Hirsch sieht nun bizarrerweise gerade im Nationalsozialismus den Verbündeten, mit dem zusammen das Christentum Stellung gegen den liberalen Relativismus ebenso wie gegen den bolschewistischen Totalitarismus beziehen kann.
Die nationalsozialistische Weltanschauung soll nach Hirsch garantieren, dass die der Vernunft nicht zugängliche Leerstelle menschlicher Existenz, das Geheimnis des persönlichen Gottesverhältnisses und Bedingung unseres Gewissens, vor ihren ärgsten Feinden, Liberalismus und Bolschewismus, bewahrt wird.

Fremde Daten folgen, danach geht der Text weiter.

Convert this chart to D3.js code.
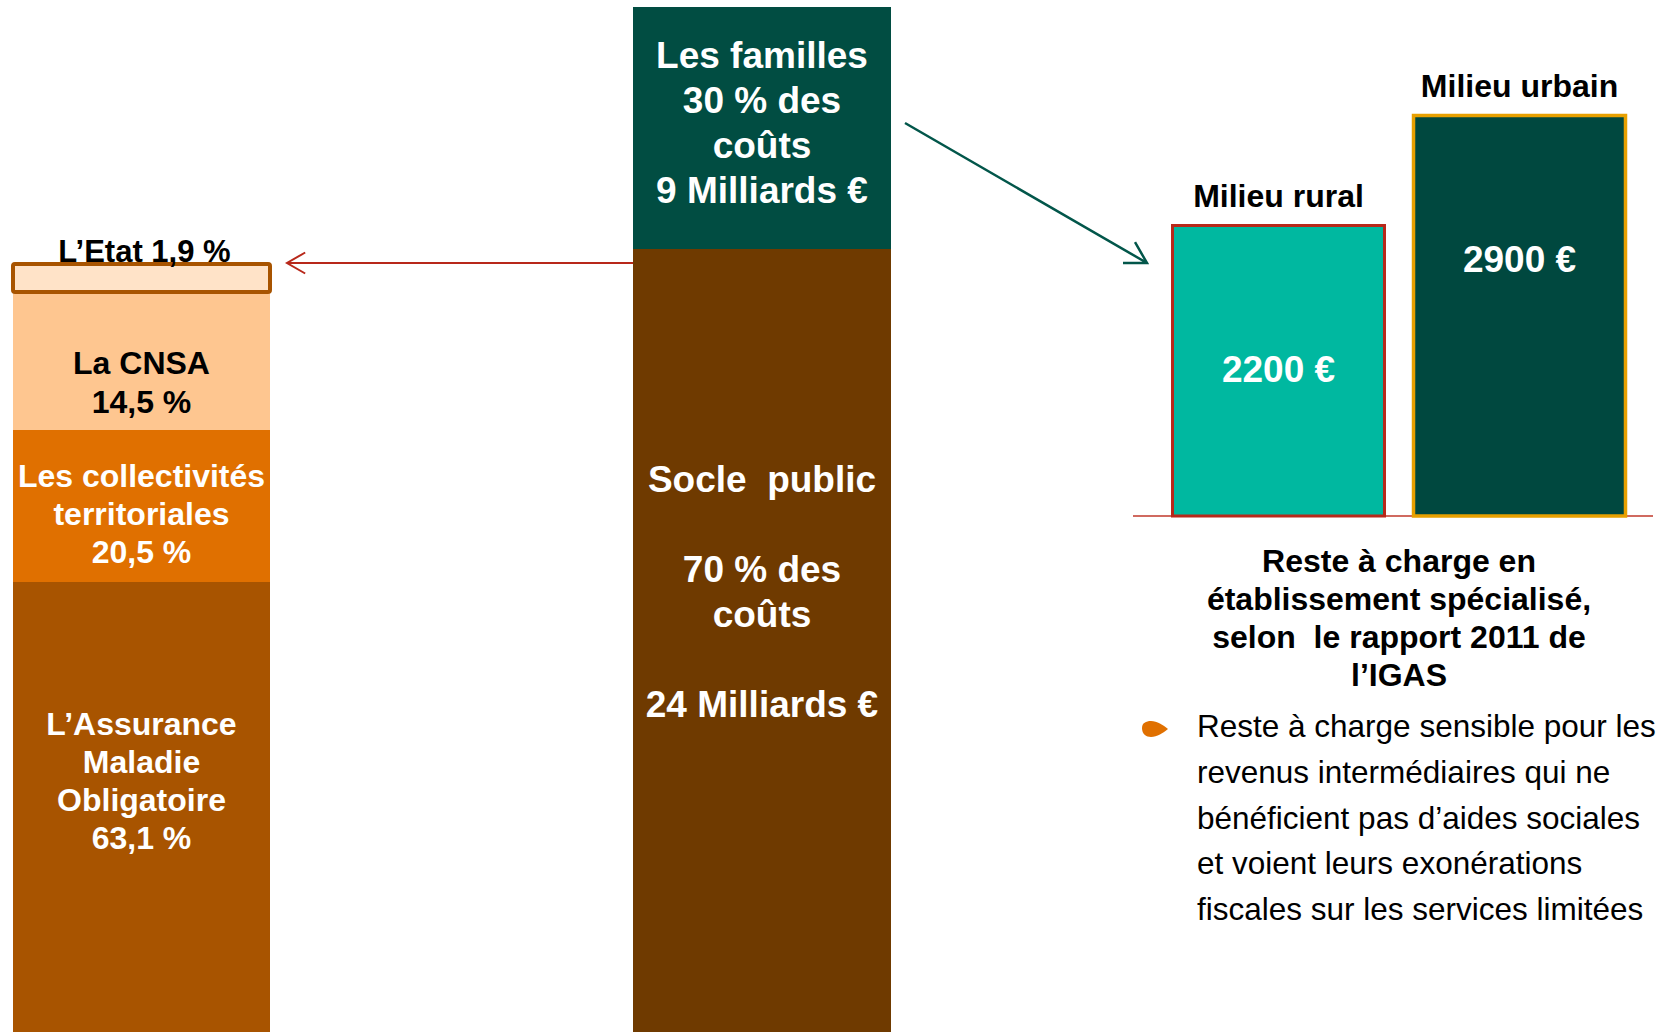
<!DOCTYPE html>
<html>
<head>
<meta charset="utf-8">
<script src="https://cdn.jsdelivr.net/npm/d3@7"></script>
<style>
  html, body { margin: 0; padding: 0; background: #fff; }
  svg { display: block; font-family: "Liberation Sans", Arial, sans-serif; }
</style>
</head>
<body>
<div id="chart"></div>
<script>
// Données
const financeurs = ["L’Etat", "La CNSA", "Les collectivités territoriales", "L’Assurance Maladie Obligatoire"]
const partsFinanceurs = [1.9, 14.5, 20.5, 63.1]
const etiquettesFinanceurs = [
    ["L’Etat 1,9 %"],
    ["La CNSA", "14,5 %"],
    ["Les collectivités", "territoriales", "20,5 %"],
    ["L’Assurance", "Maladie", "Obligatoire", "63,1 %"]
]

const blocs = ["Les familles", "Socle public"]
const partsBlocs = [30, 70]
const milliards = [9, 24]
const etiquettesBlocs = [
    ["Les familles", "30 % des", "coûts", "9 Milliards €"],
    ["Socle  public", "", "70 % des", "coûts", "", "24 Milliards €"]
]

const milieux = ["Milieu rural", "Milieu urbain"]
const resteACharge = [2200, 2900]

const titreDroite = ["Reste à charge en", "établissement spécialisé,", "selon  le rapport 2011 de", "l’IGAS"]
const puce = [
    "Reste à charge sensible pour les",
    "revenus intermédiaires qui ne",
    "bénéficient pas d’aides sociales",
    "et voient leurs exonérations",
    "fiscales sur les services limitées"
]

const width = 1660, height = 1032

const svg = d3.select("#chart").append("svg")
    .attr("width", width)
    .attr("height", height)
    .attr("viewBox", [0, 0, width, height])

// 1. Barre de gauche (financeurs du socle public)
const colFin = ["#FFE3C8", "#FEC690", "#E07000", "#A85400"]
const txtFin = ["#000", "#000", "#fff", "#fff"]
const cumFin = d3.cumsum(partsFinanceurs)
// échelle par morceaux (les segments ne sont pas dessinés à l'échelle dans l'original)
const yFin = d3.scaleLinear()
    .domain([0, ...cumFin])
    .range([262, 294, 430, 582, 1060])
const xFin = d3.scaleBand().domain(["fin"]).range([13, 270])

const finData = financeurs.map((name, i) => ({
    name, part: partsFinanceurs[i], y0: i ? cumFin[i - 1] : 0, y1: cumFin[i], i
}))

svg.append("g")
    .selectAll("rect")
    .data(finData)
    .join("rect")
    .attr("x", xFin("fin"))
    .attr("width", xFin.bandwidth())
    .attr("y", d => yFin(d.y0))
    .attr("height", d => yFin(d.y1) - yFin(d.y0))
    .attr("fill", d => colFin[d.i])

// contour de la case Etat
svg.append("rect")
    .attr("x", xFin("fin"))
    .attr("y", yFin(0) + 2)
    .attr("width", xFin.bandwidth())
    .attr("height", yFin(cumFin[0]) - yFin(0) - 4)
    .attr("rx", 2)
    .attr("fill", "none")
    .attr("stroke", "#A85400")
    .attr("stroke-width", 4)

const premiereLigneFin = [262, 374, 487, 735]
const interligneFin = [0, 39, 38, 38]
const cxFin = xFin("fin") + xFin.bandwidth() / 2

finData.forEach(d => {
    svg.append("text")
        .attr("text-anchor", "middle")
        .attr("fill", txtFin[d.i])
        .attr("font-weight", "bold")
        .attr("font-size", d.i === 0 ? "31px" : "32px")
        .selectAll("tspan")
        .data(etiquettesFinanceurs[d.i])
        .join("tspan")
        .attr("x", d.i === 0 ? cxFin + 3 : cxFin)
        .attr("y", (t, j) => premiereLigneFin[d.i] + j * interligneFin[d.i])
        .text(t => t)
})

// 2. Barre centrale (familles / socle public)
const colBlocs = ["#014D42", "#6F3A00"]
const cumBlocs = d3.cumsum(partsBlocs)
const yBloc = d3.scaleLinear()
    .domain([0, ...cumBlocs])
    .range([7, 249, 1060])
const xBloc = d3.scaleBand().domain(["bloc"]).range([633, 891])
const cxBloc = xBloc("bloc") + xBloc.bandwidth() / 2

const blocData = blocs.map((name, i) => ({
    name, part: partsBlocs[i], y0: i ? cumBlocs[i - 1] : 0, y1: cumBlocs[i], i
}))

svg.append("g")
    .selectAll("rect")
    .data(blocData)
    .join("rect")
    .attr("x", xBloc("bloc"))
    .attr("width", xBloc.bandwidth())
    .attr("y", d => yBloc(d.y0))
    .attr("height", d => yBloc(d.y1) - yBloc(d.y0))
    .attr("fill", d => colBlocs[d.i])

const premiereLigneBloc = [68, 492]
blocData.forEach(d => {
    svg.append("text")
        .attr("text-anchor", "middle")
        .attr("fill", "#fff")
        .attr("font-weight", "bold")
        .attr("font-size", "37px")
        .style("white-space", "pre")
        .selectAll("tspan")
        .data(etiquettesBlocs[d.i])
        .join("tspan")
        .attr("x", cxBloc)
        .attr("y", (t, j) => premiereLigneBloc[d.i] + j * 45)
        .text(t => t)
})

// 3. Flèches
function fleche(x1, y1, x2, y2, color, w, head) {
    const a = Math.atan2(y1 - y2, x1 - x2)
    const da = Math.PI / 6
    const p = d3.path()
    p.moveTo(x1, y1)
    p.lineTo(x2, y2)
    p.moveTo(x2 + head * Math.cos(a + da), y2 + head * Math.sin(a + da))
    p.lineTo(x2, y2)
    p.lineTo(x2 + head * Math.cos(a - da), y2 + head * Math.sin(a - da))
    svg.append("path")
        .attr("d", p.toString())
        .attr("fill", "none")
        .attr("stroke", color)
        .attr("stroke-width", w)
        .attr("stroke-linejoin", "miter")
}
fleche(xBloc("bloc"), yBloc(partsBlocs[0]) + 14, 287, yBloc(partsBlocs[0]) + 14, "#B8281A", 2, 21)
fleche(905, 123, 1147, 263, "#02564A", 2.5, 24)

// 4. Reste à charge (droite)
const xRac = d3.scaleBand().domain(milieux).range([1171, 1627]).paddingInner(0.108)
// l'original ne part pas de zéro : échelle calée sur les deux hauteurs
const yRac = d3.scaleLinear().domain([2200, 2900]).range([224, 114])
const yBase = 516
const fillRac = ["#00B8A0", "#00483F"]
const strokeRac = ["#B8281A", "#E8A000"]

svg.append("line")
    .attr("x1", 1133).attr("x2", 1653)
    .attr("y1", yBase).attr("y2", yBase)
    .attr("stroke", "#C0392B")
    .attr("stroke-width", 1.5)

const rac = svg.append("g")
    .selectAll("g")
    .data(milieux.map((m, i) => ({ m, v: resteACharge[i], i })))
    .join("g")

rac.append("rect")
    .attr("x", d => xRac(d.m) + 1.5)
    .attr("width", xRac.bandwidth() - 3)
    .attr("y", d => yRac(d.v) + 1.5)
    .attr("height", d => yBase - yRac(d.v) - 1.5)
    .attr("fill", d => fillRac[d.i])
    .attr("stroke", d => strokeRac[d.i])
    .attr("stroke-width", d => d.i ? 3.5 : 3)

rac.append("text")
    .attr("x", d => xRac(d.m) + xRac.bandwidth() / 2)
    .attr("y", d => yRac(d.v) - 17)
    .attr("text-anchor", "middle")
    .attr("font-weight", "bold")
    .attr("font-size", "32px")
    .attr("fill", "#000")
    .text(d => d.m)

rac.append("text")
    .attr("x", d => xRac(d.m) + xRac.bandwidth() / 2)
    .attr("y", d => yRac(d.v) + 158)
    .attr("text-anchor", "middle")
    .attr("font-weight", "bold")
    .attr("font-size", "37px")
    .attr("fill", "#fff")
    .text(d => d.v + " €")

// titre sous les barres
svg.append("text")
    .attr("text-anchor", "middle")
    .attr("font-weight", "bold")
    .attr("font-size", "32px")
    .attr("fill", "#000")
    .style("white-space", "pre")
    .selectAll("tspan")
    .data(titreDroite)
    .join("tspan")
    .attr("x", 1399)
    .attr("y", (t, j) => 572 + j * 38)
    .text(t => t)

// puce
svg.append("path")
    .attr("transform", "translate(1155,729)")
    .attr("d", "M-13,-1 C-13,-6 -9,-8 -4,-8 C2,-8 8,-4 13,0 C8,4 2,8 -4,8 C-9,8 -13,5 -13,-1 Z")
    .attr("fill", "#E07000")

svg.append("text")
    .attr("font-size", "31.5px")
    .attr("fill", "#000")
    .selectAll("tspan")
    .data(puce)
    .join("tspan")
    .attr("x", 1197)
    .attr("y", (t, j) => 737 + j * 45.8)
    .text(t => t)
</script>
</body>
</html>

In grober Fehlinterpretation der tatsächlichen Ideologie sieht Hirsch im Nationalsozialismus den Hüter des Humanismus, der zentrale Werte der Aufklärung wie Individualismus, Gewissen und Zweifel sowohl gegen ihre liberalistische Radikalisierung als auch gegen ihre totalitären Gegner verteidigt.
Dabei sind der verlorene Weltkrieg und das politische Chaos der 20er-Jahre für Hirsch Indizien der Auserwähltheit des deutschen Volkes. In dem Untergang der sicheren und geborgenen Welt des Kaiserreiches und dem Verlust aller bisherigen Werte offenbart sich der verborgene Gott und mahnt an die heilige Bindung, die Volk und Nation darstellen.
"Menschliches Leben kann nur da menschlich sein, wo es die heilige Bindung ehrt und vollzieht, in der es Gott gestiftet hat. Und wo wir heute von Blut und Boden, von Rasse und Vererbung, von Opfer und Pflicht reden, da reden wir von ihr."
Und Hirsch geht noch weiter: Da die christliche Botschaft im Zeitalter des Zweifels für viele Menschen unwiederbringlich verloren ist, sind Begriffe wie Volksgemeinschaft und Kameradschaft für ihn durchaus legitime Ersatzformeln für ein überholtes christliches Vokabular.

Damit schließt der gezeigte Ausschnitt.